-- What the exercise asks --
Print the lines of the listing below verbatim from its first line through the line bearing "fraction of mse". Any pictures are to be omitted.

-- Data extract --
.....
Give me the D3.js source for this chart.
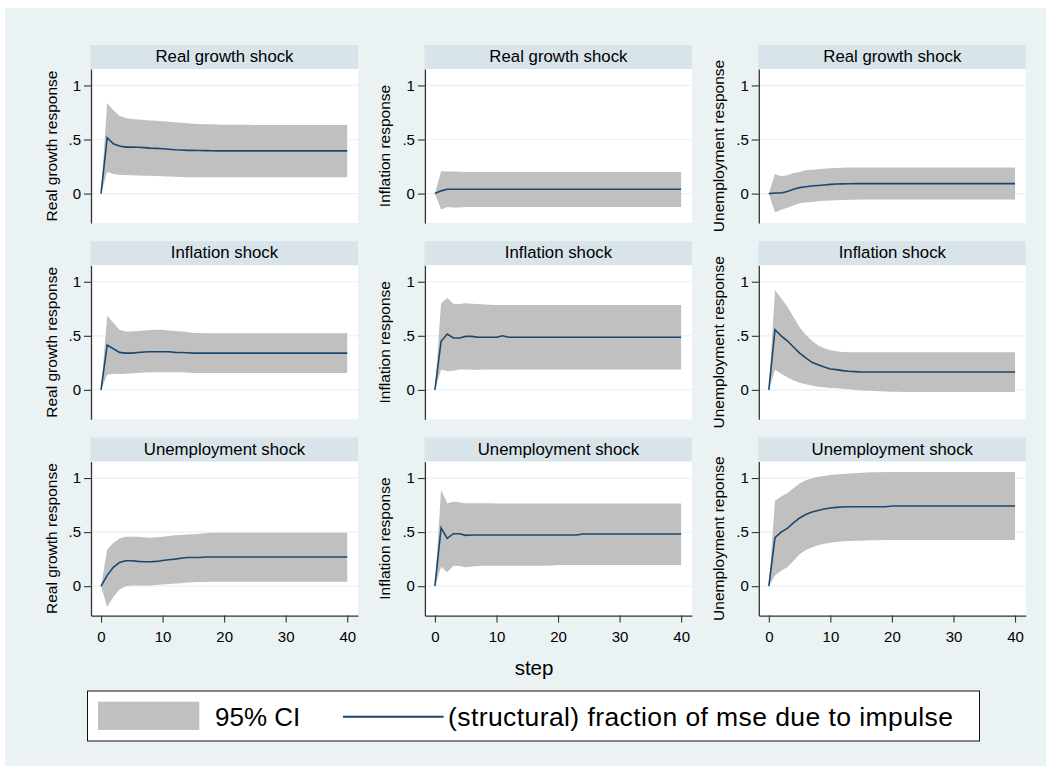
<!DOCTYPE html>
<html><head><meta charset="utf-8">
<script src="https://cdn.jsdelivr.net/npm/d3@7"></script>
<style>body{margin:0;background:#fff}svg{display:block}text{font-family:"Liberation Sans",Arial,Helvetica,sans-serif;fill:#000}</style>
</head><body><svg id="c" width="1051" height="774"></svg>
<script>
// ---------------- data ----------------
const steps = d3.range(0, 41);
const shockTitles = ["Real growth shock", "Inflation shock", "Unemployment shock"];
const responseTitles = [
  ["Real growth response", "Inflation response", "Unemployment response"],
  ["Real growth response", "Inflation response", "Unemployment response"],
  ["Real growth response", "Inflation response", "Unemployment reponse"]
];
const yTicks = [0, 0.5, 1];
const yTickLabels = ["0", ".5", "1"];
const xTicks = [0, 10, 20, 30, 40];
const xTickLabels = ["0", "10", "20", "30", "40"];
const xTitle = "step";
const legendLabels = ["95% CI", "(structural) fraction of mse due to impulse"];

// Real growth shock -> Real growth response
const rg_rg_irf = [0,.517,.46,.44,.43,.43,.428,.425,.42,.418,
  .415,.41,.405,.403,.4,.4,.398,.397,.396,.395,
  .395,.395,.395,.395,.395,.395,.395,.395,.395,.395,
  .395,.395,.395,.395,.395,.395,.395,.395,.395,.395,.395];
const rg_rg_hi = [0,.837,.77,.72,.7,.69,.685,.68,.676,.673,
  .67,.665,.66,.655,.65,.646,.643,.641,.64,.638,
  .637,.637,.636,.636,.636,.635,.635,.635,.635,.635,
  .635,.635,.635,.635,.635,.635,.635,.635,.635,.635,.635];
const rg_rg_lo = [0,.2,.18,.175,.172,.17,.168,.166,.164,.162,
  .16,.158,.156,.154,.152,.15,.15,.15,.15,.15,
  .15,.15,.15,.15,.15,.15,.15,.15,.15,.15,
  .15,.15,.15,.15,.15,.15,.15,.15,.15,.15,.15];

// Real growth shock -> Inflation response
const rg_inf_irf = [0,.025,.04,.04,.04,.04,.04,.04,.04,.04,
  .04,.04,.04,.04,.04,.04,.04,.04,.04,.04,
  .04,.04,.04,.04,.04,.04,.04,.04,.04,.04,
  .04,.04,.04,.04,.04,.04,.04,.04,.04,.04,.04];
const rg_inf_hi = [0,.206,.205,.204,.202,.2,.2,.2,.2,.2,
  .2,.2,.2,.2,.2,.2,.2,.2,.2,.2,
  .2,.2,.2,.2,.2,.2,.2,.2,.2,.2,
  .2,.2,.2,.2,.2,.2,.2,.2,.2,.2,.2];
const rg_inf_lo = [0,-.148,-.125,-.128,-.128,-.125,-.125,-.125,-.125,-.125,
  -.125,-.125,-.125,-.125,-.125,-.125,-.125,-.125,-.125,-.125,
  -.125,-.125,-.125,-.125,-.125,-.125,-.125,-.125,-.125,-.125,
  -.125,-.125,-.125,-.125,-.125,-.125,-.125,-.125,-.125,-.125,-.125];

// Real growth shock -> Unemployment response
const rg_un_irf = [0,.005,.005,.02,.04,.055,.063,.07,.075,.08,
  .085,.088,.09,.091,.092,.092,.092,.092,.092,.092,
  .092,.092,.092,.092,.092,.092,.092,.092,.092,.092,
  .092,.092,.092,.092,.092,.092,.092,.092,.092,.092,.092];
const rg_un_hi = [0,.18,.16,.17,.19,.2,.215,.22,.225,.23,
  .234,.237,.24,.241,.242,.242,.242,.242,.242,.242,
  .242,.242,.242,.242,.242,.242,.242,.242,.242,.242,
  .242,.242,.242,.242,.242,.242,.242,.242,.242,.242,.242];
const rg_un_lo = [0,-.175,-.15,-.13,-.11,-.09,-.083,-.077,-.07,-.067,
  -.065,-.062,-.06,-.058,-.056,-.055,-.055,-.055,-.055,-.055,
  -.055,-.055,-.055,-.055,-.055,-.055,-.055,-.055,-.055,-.055,
  -.055,-.055,-.055,-.055,-.055,-.055,-.055,-.055,-.055,-.055,-.055];

// Inflation shock -> Real growth response
const inf_rg_irf = [0,.415,.38,.347,.34,.34,.345,.35,.352,.352,
  .352,.352,.347,.345,.343,.34,.34,.34,.34,.34,
  .34,.34,.34,.34,.34,.34,.34,.34,.34,.34,
  .34,.34,.34,.34,.34,.34,.34,.34,.34,.34,.34];
const inf_rg_hi = [0,.686,.62,.557,.54,.54,.545,.55,.553,.557,
  .555,.55,.545,.54,.535,.526,.525,.524,.523,.523,
  .523,.523,.523,.523,.523,.523,.523,.523,.523,.523,
  .523,.523,.523,.523,.523,.523,.523,.523,.523,.523,.523];
const inf_rg_lo = [0,.14,.15,.148,.15,.154,.157,.16,.163,.163,
  .163,.163,.163,.162,.16,.157,.157,.157,.157,.157,
  .157,.157,.157,.157,.157,.157,.157,.157,.157,.157,
  .157,.157,.157,.157,.157,.157,.157,.157,.157,.157,.157];

// Inflation shock -> Inflation response
const inf_inf_irf = [0,.45,.517,.48,.48,.495,.495,.486,.486,.486,
  .486,.5,.486,.486,.486,.486,.486,.486,.486,.486,
  .486,.486,.486,.486,.486,.486,.486,.486,.486,.486,
  .486,.486,.486,.486,.486,.486,.486,.486,.486,.486,.486];
const inf_inf_hi = [0,.8,.85,.797,.794,.8,.797,.794,.79,.788,
  .785,.785,.785,.785,.785,.785,.785,.785,.785,.785,
  .785,.785,.785,.785,.785,.785,.785,.785,.785,.785,
  .785,.785,.785,.785,.785,.785,.785,.785,.785,.785,.785];
const inf_inf_lo = [0,.188,.172,.178,.188,.188,.186,.187,.188,.188,
  .188,.188,.188,.188,.188,.188,.188,.188,.188,.188,
  .188,.188,.188,.188,.188,.188,.188,.188,.188,.188,
  .188,.188,.188,.188,.188,.188,.188,.188,.188,.188,.188];

// Inflation shock -> Unemployment response
const inf_un_irf = [0,.557,.5,.454,.397,.34,.295,.255,.233,.212,
  .193,.187,.178,.172,.169,.166,.166,.166,.166,.166,
  .166,.166,.166,.166,.166,.166,.166,.166,.166,.166,
  .166,.166,.166,.166,.166,.166,.166,.166,.166,.166,.166];
const inf_un_hi = [0,.923,.847,.77,.674,.58,.51,.455,.41,.385,
  .366,.357,.35,.349,.348,.348,.348,.348,.348,.348,
  .348,.348,.348,.348,.348,.348,.348,.348,.348,.348,
  .348,.348,.348,.348,.348,.348,.348,.348,.348,.348,.348];
const inf_un_lo = [0,.187,.15,.117,.086,.065,.052,.04,.03,.024,
  .018,.014,.01,.005,0,-.005,-.008,-.01,-.013,-.015,
  -.018,-.018,-.019,-.019,-.02,-.02,-.02,-.02,-.02,-.02,
  -.02,-.02,-.02,-.02,-.02,-.02,-.02,-.02,-.02,-.02,-.02];

// Unemployment shock -> Real growth response
const un_rg_irf = [0,.1,.174,.22,.235,.235,.229,.226,.226,.229,
  .238,.244,.25,.258,.265,.265,.265,.27,.27,.27,
  .27,.27,.27,.27,.27,.27,.27,.27,.27,.27,
  .27,.27,.27,.27,.27,.27,.27,.27,.27,.27,.27];
const un_rg_hi = [0,.34,.4,.44,.457,.457,.457,.452,.448,.452,
  .457,.463,.47,.474,.477,.48,.485,.49,.494,.494,
  .494,.494,.494,.494,.494,.494,.494,.494,.494,.494,
  .494,.494,.494,.494,.494,.494,.494,.494,.494,.494,.494];
const un_rg_lo = [0,-.192,-.1,-.03,0,.006,.006,.006,.006,.01,
  .015,.02,.024,.028,.033,.037,.038,.039,.04,.04,
  .04,.04,.04,.04,.04,.04,.04,.04,.04,.04,
  .04,.04,.04,.04,.04,.04,.04,.04,.04,.04,.04];

// Unemployment shock -> Inflation response
const un_inf_irf = [0,.54,.442,.485,.485,.47,.473,.473,.473,.473,
  .473,.473,.473,.473,.473,.473,.473,.473,.473,.473,
  .473,.473,.473,.473,.482,.482,.482,.482,.482,.482,
  .482,.482,.482,.482,.482,.482,.482,.482,.482,.482,.482];
const un_inf_hi = [0,.89,.768,.78,.777,.768,.768,.768,.768,.767,
  .765,.765,.765,.765,.765,.765,.765,.765,.765,.765,
  .765,.765,.765,.765,.765,.765,.765,.765,.765,.765,
  .765,.765,.765,.765,.765,.765,.765,.765,.765,.765,.765];
const un_inf_lo = [0,.18,.128,.189,.186,.174,.183,.186,.189,.189,
  .189,.189,.189,.189,.189,.189,.189,.189,.19,.192,
  .195,.195,.195,.195,.195,.195,.195,.195,.195,.195,
  .195,.195,.195,.195,.195,.195,.195,.195,.195,.195,.195];

// Unemployment shock -> Unemployment response
const un_un_irf = [0,.448,.5,.534,.585,.631,.662,.686,.7,.713,
  .723,.729,.732,.734,.735,.735,.735,.735,.735,.735,
  .741,.741,.741,.741,.741,.741,.741,.741,.741,.741,
  .741,.741,.741,.741,.741,.741,.741,.741,.741,.741,.741];
const un_un_hi = [0,.79,.83,.86,.905,.95,.98,.997,1.012,1.02,
  1.027,1.032,1.037,1.041,1.045,1.049,1.051,1.053,1.054,1.055,
  1.055,1.055,1.055,1.055,1.055,1.055,1.055,1.055,1.055,1.055,
  1.055,1.055,1.055,1.055,1.055,1.055,1.055,1.055,1.055,1.055,1.055];
const un_un_lo = [0,.098,.143,.174,.235,.296,.335,.357,.378,.393,
  .402,.408,.415,.417,.419,.42,.422,.424,.425,.426,
  .427,.427,.427,.427,.427,.427,.427,.427,.427,.427,
  .427,.427,.427,.427,.427,.427,.427,.427,.427,.427,.427];

const panelData = [
  [[rg_rg_irf, rg_rg_lo, rg_rg_hi], [rg_inf_irf, rg_inf_lo, rg_inf_hi], [rg_un_irf, rg_un_lo, rg_un_hi]],
  [[inf_rg_irf, inf_rg_lo, inf_rg_hi], [inf_inf_irf, inf_inf_lo, inf_inf_hi], [inf_un_irf, inf_un_lo, inf_un_hi]],
  [[un_rg_irf, un_rg_lo, un_rg_hi], [un_inf_irf, un_inf_lo, un_inf_hi], [un_un_irf, un_un_lo, un_un_hi]]
];

// ---------------- layout ----------------
const W = 1051, H = 774;
const svg = d3.select("#c");
const colBG = "#eaf2f3", colStrip = "#d8e4ea", colCI = "#c0c0c0", colLine = "#1a476f", colGrid = "#eaf2f3";

svg.append("rect").attr("x", 0).attr("y", 0).attr("width", W).attr("height", H).attr("fill", "#fff");
svg.append("rect").attr("x", 5).attr("y", 8).attr("width", 1041).attr("height", 758).attr("fill", colBG);

const plotW = 267, plotH = 154, stripH = 24;
const colX = [91, 424.9, 758.8];
const rowY = [69, 265.3, 461.6];

const x = d3.scaleLinear().domain([-1.63, 41.75]).range([0, plotW]);
const y = d3.scaleLinear().domain([-0.272, 1.152]).range([plotH, 0]);

const area = d3.area().x(d => x(d.s)).y0(d => y(d.lo)).y1(d => y(d.hi));
const line = d3.line().x(d => x(d.s)).y(d => y(d.v));

for (let r = 0; r < 3; r++) {
  for (let c = 0; c < 3; c++) {
    const [irf, lo, hi] = panelData[r][c];
    const g = svg.append("g").attr("transform", `translate(${colX[c]},${rowY[r]})`);
    // strip
    g.append("rect").attr("x", -0.5).attr("y", -stripH).attr("width", plotW + 0.5).attr("height", stripH).attr("fill", colStrip);
    g.append("text").attr("x", plotW / 2).attr("y", -stripH + 17).attr("text-anchor", "middle")
      .style("font-size", "16.8px").text(shockTitles[r]);
    // plot region
    g.append("rect").attr("width", plotW).attr("height", plotH).attr("fill", "#fff");
    g.selectAll("line.grid").data(yTicks).join("line").attr("class", "grid")
      .attr("x1", 0).attr("x2", plotW).attr("y1", d => y(d)).attr("y2", d => y(d))
      .attr("stroke", colGrid).attr("stroke-width", 1.2);
    const pts = steps.map((s, i) => ({ s, v: irf[i], lo: lo[i], hi: hi[i] }));
    g.append("path").datum(pts).attr("d", area).attr("fill", colCI);
    g.append("path").datum(pts).attr("d", line).attr("fill", "none").attr("stroke", colLine).attr("stroke-width", 1.6);
    // y axis
    const ya = g.append("g").call(d3.axisLeft(y).tickValues(yTicks).tickFormat((d, i) => yTickLabels[i])
      .tickSize(7).tickSizeOuter(0).tickPadding(3));
    ya.select(".domain").attr("stroke", "#333").attr("stroke-width", 1.3);
    ya.selectAll(".tick line").attr("stroke", "#333").attr("stroke-width", 1.1);
    ya.selectAll(".tick text").style("font-size", "15px").attr("fill", "#000");
    g.append("text").attr("transform", `translate(-34.5,${plotH / 2}) rotate(-90)`)
      .attr("text-anchor", "middle").style("font-size", "15.5px").text(responseTitles[r][c]);
    if (r === 2) {
      const xa = g.append("g").attr("transform", `translate(0,${plotH})`)
        .call(d3.axisBottom(x).tickValues(xTicks).tickFormat((d, i) => xTickLabels[i])
          .tickSize(7).tickSizeOuter(0).tickPadding(9));
      xa.select(".domain").attr("stroke", "#333").attr("stroke-width", 1.3);
      xa.selectAll(".tick line").attr("stroke", "#333").attr("stroke-width", 1.1);
      xa.selectAll(".tick text").style("font-size", "15px").attr("fill", "#000");
    }
  }
}

// x title
svg.append("text").attr("x", 534).attr("y", 675).attr("text-anchor", "middle").style("font-size", "20.5px").text(xTitle);

// legend
const lg = svg.append("g");
lg.append("rect").attr("x", 87.5).attr("y", 691).attr("width", 892).attr("height", 50)
  .attr("fill", "#fff").attr("stroke", "#111").attr("stroke-width", 1);
lg.append("rect").attr("x", 98).attr("y", 701.7).attr("width", 101.3).attr("height", 28.3).attr("fill", colCI);
lg.append("text").attr("x", 215).attr("y", 726).style("font-size", "26px").text(legendLabels[0]);
lg.append("line").attr("x1", 343).attr("x2", 443.6).attr("y1", 716.7).attr("y2", 716.7)
  .attr("stroke", colLine).attr("stroke-width", 2);
lg.append("text").attr("x", 448).attr("y", 726).style("font-size", "26.5px")
  .attr("textLength", 505).attr("lengthAdjust", "spacing").text(legendLabels[1]);
</script>
</body></html>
.....
-- Task solution --
Give me the D3.js source for this chart.
<!DOCTYPE html>
<html><head><meta charset="utf-8">
<script src="https://cdn.jsdelivr.net/npm/d3@7"></script>
<style>body{margin:0;background:#fff}svg{display:block}text{font-family:"Liberation Sans",Arial,Helvetica,sans-serif;fill:#000}</style>
</head><body><svg id="c" width="1051" height="774"></svg>
<script>
// ---------------- data ----------------
const steps = d3.range(0, 41);
const shockTitles = ["Real growth shock", "Inflation shock", "Unemployment shock"];
const responseTitles = [
  ["Real growth response", "Inflation response", "Unemployment response"],
  ["Real growth response", "Inflation response", "Unemployment response"],
  ["Real growth response", "Inflation response", "Unemployment reponse"]
];
const yTicks = [0, 0.5, 1];
const yTickLabels = ["0", ".5", "1"];
const xTicks = [0, 10, 20, 30, 40];
const xTickLabels = ["0", "10", "20", "30", "40"];
const xTitle = "step";
const legendLabels = ["95% CI", "(structural) fraction of mse due to impulse"];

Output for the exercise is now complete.